Les internalistes allaient même plus loin et essayaient de trouver comment les organes chauffaient. Ils y arrivaient avec différents exercices qu’ils appelaient "mobiliser les organes", une façon de faire pression sur les organes, mais sans stress, et de les faire chauffer. C’était aussi une façon d’augmenter le courant de Qi, appelés la grande et la petite circulation, 小周天與大周天, un autre sujet pour un autre billet. La plupart des exercices pour mobiliser les organes utilisaient des techniques appelées 淬 [cuì], tremper (un métal), qui consistaient en fait à mettre le corps dans deux directions opposées. L’exercice typique était celui du "voleur qui espionne". L’idée était d’imiter quelqu’un essayant de regarder par-dessus un mur sans être découvert. Il fallait passer très lentement sa tête au-dessus du mur pour être capable de regarder, mais en même temps, être prêt à la passer derrière aussi rapidement que possible pour éviter d’être repéré. Être extrêmement lent et attentif mais en même temps prêt à bouger rapidement, fait de façon totalement relâchée et avec une respiration appropriée, était le genre d’exercice qui aidait à comprendre comment mobiliser les organes. Et, d’une certaine façon, être totalement calme dans la posture du lotus pendant que les organes sont fortement mobilisés correspond à un exercice similaire, juste à un niveau de compréhension plus élevé.
Mobiliser les organes créait de la chaleur, qui les nettoyait, et alors réduisait les émotions, un cycle complet.

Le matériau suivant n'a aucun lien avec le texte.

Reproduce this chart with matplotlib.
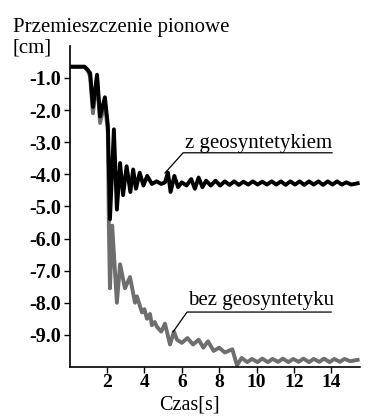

La relation entre calmer et mobiliser les organes devait être comprise comme une opposition complémentaire pour créer un cercle vertueux ; plus les organes étaient calmes, plus il était facile de les chauffer, plus ils devenaient chauds, plus ils pouvaient être calmes. Résoudre ce paradoxe était la chose la plus importante pour un artiste martial interne.